_Source excerpt_
____
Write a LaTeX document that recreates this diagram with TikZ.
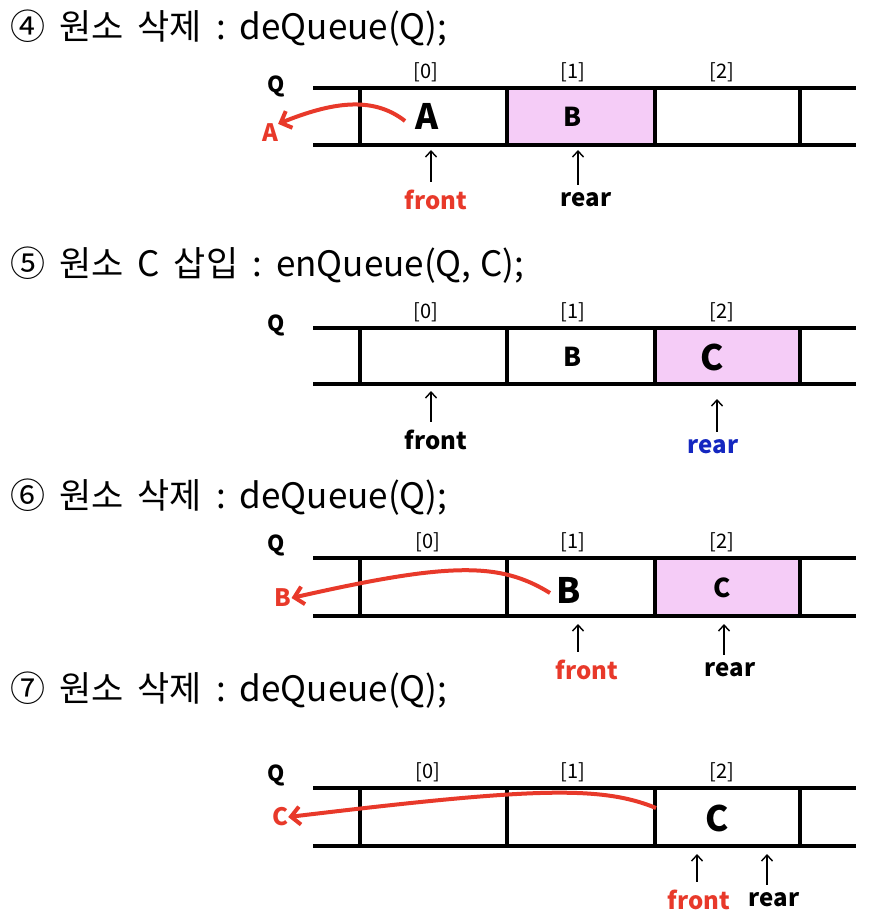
\documentclass[tikz,border=0pt]{standalone}
\usepackage{fontspec}
\setmainfont{Noto Sans CJK KR}
\usetikzlibrary{arrows.meta}
\definecolor{qred}{HTML}{E8392A}
\definecolor{qpink}{HTML}{F5CCF7}
\definecolor{qblue}{HTML}{1427C0}
\newcommand\ws{\hspace{14pt}}
\tikzset{
  rail/.style={line width=4.5pt},
  title/.style={anchor=west,inner sep=0pt,font=\fontsize{35}{40}\selectfont},
  idx/.style={inner sep=0pt,font=\fontsize{20}{22}\selectfont},
  qlab/.style={inner sep=0pt,font=\bfseries\fontsize{22}{24}\selectfont},
  bigel/.style={inner sep=0pt,font=\bfseries\fontsize{35}{38}\selectfont},
  smallel/.style={inner sep=0pt,font=\bfseries\fontsize{26}{28}\selectfont},
  ptr/.style={inner sep=0pt,font=\bfseries\fontsize{24}{26}\selectfont},
  outel/.style={inner sep=0pt,text=qred,font=\bfseries\fontsize{24}{26}\selectfont},
  uparr/.style={line width=1.4pt,-{Straight Barb[length=6pt,width=11pt]}},
  outarr/.style={qred,line width=4pt,-{Straight Barb[length=9pt,width=18pt,line width=4pt]}},
}
\newcommand\qpanel[2]{%
  \draw[rail] (313,#1) -- (856,#1);
  \draw[rail] (313,#2) -- (856,#2);
  \foreach \xx in {360,507,655,800} \draw[rail] (\xx,#1) -- (\xx,#2);
}
\begin{document}
\begin{tikzpicture}[x=1pt,y=-1pt]
\useasboundingbox (0,0) rectangle (886,920);
% ---------- panel 1
\node[title] (t1) at (10,28) {④\ws 원소\ws 삭제\ws :\ws deQueue(Q);};
\fill[qpink] (507,88) rectangle (655,145);
\qpanel{88}{145}
\node[qlab] (q1) at (276,86) {Q};
\node[idx] (i10) at (426,72) {[0]};
\node[idx] (i11) at (573,72) {[1]};
\node[idx] (i12) at (722,72) {[2]};
\node[bigel] (a1) at (427,116) {A};
\node[smallel] (b1) at (573,117) {B};
\node[outel] (o1) at (270,133) {A};
\coordinate (s1) at (405,121);
\draw[outarr] (s1) .. controls (372,95) and (330,103) .. (o1.north east);
\node[ptr,text=qred] (f1) at (436,200) {front};
\node[ptr] (r1) at (586,200) {rear};
\coordinate (f1t) at (431,150);
\coordinate (r1t) at (578,150);
\draw[uparr] (f1.north -| f1t) ++(0,-8) -- (f1t);
\draw[uparr] (r1.north -| r1t) ++(0,-8) -- (r1t);
% ---------- panel 2
\node[title] (t2) at (10,265) {⑤\ws 원소\ws C\ws 삽입\ws :\ws enQueue(Q,\hspace{9pt}C);};
\fill[qpink] (655,328) rectangle (800,384);
\qpanel{328}{384}
\node[qlab] (q2) at (276,325) {Q};
\node[idx] (i20) at (426,312) {[0]};
\node[idx] (i21) at (573,312) {[1]};
\node[idx] (i22) at (722,312) {[2]};
\node[smallel] (b2) at (573,357) {B};
\node[bigel] (c2) at (712,357) {C};
\node[ptr] (f2) at (436,440) {front};
\node[ptr,text=qblue] (r2) at (713,447) {rear};
\coordinate (f2t) at (431,391);
\coordinate (r2t) at (717,399);
\draw[uparr] (f2.north -| f2t) ++(0,-8) -- (f2t);
\draw[uparr] (r2.north -| r2t) ++(0,-8) -- (r2t);
% ---------- panel 3
\node[title] (t3) at (10,497) {⑥\ws 원소\ws 삭제\ws :\ws deQueue(Q);};
\fill[qpink] (655,558) rectangle (800,616);
\qpanel{558}{616}
\node[qlab] (q3) at (276,545) {Q};
\node[idx] (i30) at (428,542) {[0]};
\node[idx] (i31) at (573,542) {[1]};
\node[idx] (i32) at (722,542) {[2]};
\node[bigel] (b3) at (569,590) {B};
\node[smallel] (c3) at (722,588) {C};
\node[outel] (o3) at (283,598) {B};
\coordinate (s3) at (550,593);
\draw[outarr] (s3) .. controls (500,562) and (450,562) .. (o3.east);
\node[ptr,text=qred] (f3) at (587,670) {front};
\node[ptr] (r3) at (730,670) {rear};
\coordinate (f3t) at (578,624);
\coordinate (r3t) at (724,624);
\draw[uparr] (f3.north -| f3t) ++(0,-8) -- (f3t);
\draw[uparr] (r3.north -| r3t) ++(0,-8) -- (r3t);
% ---------- panel 4
\node[title] (t4) at (10,690) {⑦\ws 원소\ws 삭제\ws :\ws deQueue(Q);};
\qpanel{788}{846}
\node[qlab] (q4) at (276,775) {Q};
\node[idx] (i40) at (428,772) {[0]};
\node[idx] (i41) at (573,772) {[1]};
\node[idx] (i42) at (722,772) {[2]};
\node[bigel] (c4) at (717,818) {C};
\node[outel] (o4) at (280,817) {C};
\coordinate (s4) at (656,808);
\draw[outarr] (s4) .. controls (600,785) and (530,788) .. (o4.east);
\node[ptr,text=qred] (f4) at (699,900) {front};
\node[ptr] (r4) at (774,900) {rear};
\coordinate (f4t) at (697,854);
\coordinate (r4t) at (767,854);
\draw[uparr] (f4.north -| f4t) ++(0,-8) -- (f4t);
\draw[uparr] (r4.north -| r4t) ++(0,-8) -- (r4t);
\end{tikzpicture}
\end{document}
____
_Work to be completed_
Return all of the data exactly as written, and drop the pictures.

_Solved problem_
Write a LaTeX document that recreates this diagram with TikZ.
\documentclass[tikz,border=0pt]{standalone}
\usepackage{fontspec}
\setmainfont{Noto Sans CJK KR}
\usetikzlibrary{arrows.meta}
\definecolor{qred}{HTML}{E8392A}
\definecolor{qpink}{HTML}{F5CCF7}
\definecolor{qblue}{HTML}{1427C0}
\newcommand\ws{\hspace{14pt}}
\tikzset{
  rail/.style={line width=4.5pt},
  title/.style={anchor=west,inner sep=0pt,font=\fontsize{35}{40}\selectfont},
  idx/.style={inner sep=0pt,font=\fontsize{20}{22}\selectfont},
  qlab/.style={inner sep=0pt,font=\bfseries\fontsize{22}{24}\selectfont},
  bigel/.style={inner sep=0pt,font=\bfseries\fontsize{35}{38}\selectfont},
  smallel/.style={inner sep=0pt,font=\bfseries\fontsize{26}{28}\selectfont},
  ptr/.style={inner sep=0pt,font=\bfseries\fontsize{24}{26}\selectfont},
  outel/.style={inner sep=0pt,text=qred,font=\bfseries\fontsize{24}{26}\selectfont},
  uparr/.style={line width=1.4pt,-{Straight Barb[length=6pt,width=11pt]}},
  outarr/.style={qred,line width=4pt,-{Straight Barb[length=9pt,width=18pt,line width=4pt]}},
}
\newcommand\qpanel[2]{%
  \draw[rail] (313,#1) -- (856,#1);
  \draw[rail] (313,#2) -- (856,#2);
  \foreach \xx in {360,507,655,800} \draw[rail] (\xx,#1) -- (\xx,#2);
}
\begin{document}
\begin{tikzpicture}[x=1pt,y=-1pt]
\useasboundingbox (0,0) rectangle (886,920);
% ---------- panel 1
\node[title] (t1) at (10,28) {④\ws 원소\ws 삭제\ws :\ws deQueue(Q);};
\fill[qpink] (507,88) rectangle (655,145);
\qpanel{88}{145}
\node[qlab] (q1) at (276,86) {Q};
\node[idx] (i10) at (426,72) {[0]};
\node[idx] (i11) at (573,72) {[1]};
\node[idx] (i12) at (722,72) {[2]};
\node[bigel] (a1) at (427,116) {A};
\node[smallel] (b1) at (573,117) {B};
\node[outel] (o1) at (270,133) {A};
\coordinate (s1) at (405,121);
\draw[outarr] (s1) .. controls (372,95) and (330,103) .. (o1.north east);
\node[ptr,text=qred] (f1) at (436,200) {front};
\node[ptr] (r1) at (586,200) {rear};
\coordinate (f1t) at (431,150);
\coordinate (r1t) at (578,150);
\draw[uparr] (f1.north -| f1t) ++(0,-8) -- (f1t);
\draw[uparr] (r1.north -| r1t) ++(0,-8) -- (r1t);
% ---------- panel 2
\node[title] (t2) at (10,265) {⑤\ws 원소\ws C\ws 삽입\ws :\ws enQueue(Q,\hspace{9pt}C);};
\fill[qpink] (655,328) rectangle (800,384);
\qpanel{328}{384}
\node[qlab] (q2) at (276,325) {Q};
\node[idx] (i20) at (426,312) {[0]};
\node[idx] (i21) at (573,312) {[1]};
\node[idx] (i22) at (722,312) {[2]};
\node[smallel] (b2) at (573,357) {B};
\node[bigel] (c2) at (712,357) {C};
\node[ptr] (f2) at (436,440) {front};
\node[ptr,text=qblue] (r2) at (713,447) {rear};
\coordinate (f2t) at (431,391);
\coordinate (r2t) at (717,399);
\draw[uparr] (f2.north -| f2t) ++(0,-8) -- (f2t);
\draw[uparr] (r2.north -| r2t) ++(0,-8) -- (r2t);
% ---------- panel 3
\node[title] (t3) at (10,497) {⑥\ws 원소\ws 삭제\ws :\ws deQueue(Q);};
\fill[qpink] (655,558) rectangle (800,616);
\qpanel{558}{616}
\node[qlab] (q3) at (276,545) {Q};
\node[idx] (i30) at (428,542) {[0]};
\node[idx] (i31) at (573,542) {[1]};
\node[idx] (i32) at (722,542) {[2]};
\node[bigel] (b3) at (569,590) {B};
\node[smallel] (c3) at (722,588) {C};
\node[outel] (o3) at (283,598) {B};
\coordinate (s3) at (550,593);
\draw[outarr] (s3) .. controls (500,562) and (450,562) .. (o3.east);
\node[ptr,text=qred] (f3) at (587,670) {front};
\node[ptr] (r3) at (730,670) {rear};
\coordinate (f3t) at (578,624);
\coordinate (r3t) at (724,624);
\draw[uparr] (f3.north -| f3t) ++(0,-8) -- (f3t);
\draw[uparr] (r3.north -| r3t) ++(0,-8) -- (r3t);
% ---------- panel 4
\node[title] (t4) at (10,690) {⑦\ws 원소\ws 삭제\ws :\ws deQueue(Q);};
\qpanel{788}{846}
\node[qlab] (q4) at (276,775) {Q};
\node[idx] (i40) at (428,772) {[0]};
\node[idx] (i41) at (573,772) {[1]};
\node[idx] (i42) at (722,772) {[2]};
\node[bigel] (c4) at (717,818) {C};
\node[outel] (o4) at (280,817) {C};
\coordinate (s4) at (656,808);
\draw[outarr] (s4) .. controls (600,785) and (530,788) .. (o4.east);
\node[ptr,text=qred] (f4) at (699,900) {front};
\node[ptr] (r4) at (774,900) {rear};
\coordinate (f4t) at (697,854);
\coordinate (r4t) at (767,854);
\draw[uparr] (f4.north -| f4t) ++(0,-8) -- (f4t);
\draw[uparr] (r4.north -| r4t) ++(0,-8) -- (r4t);
\end{tikzpicture}
\end{document}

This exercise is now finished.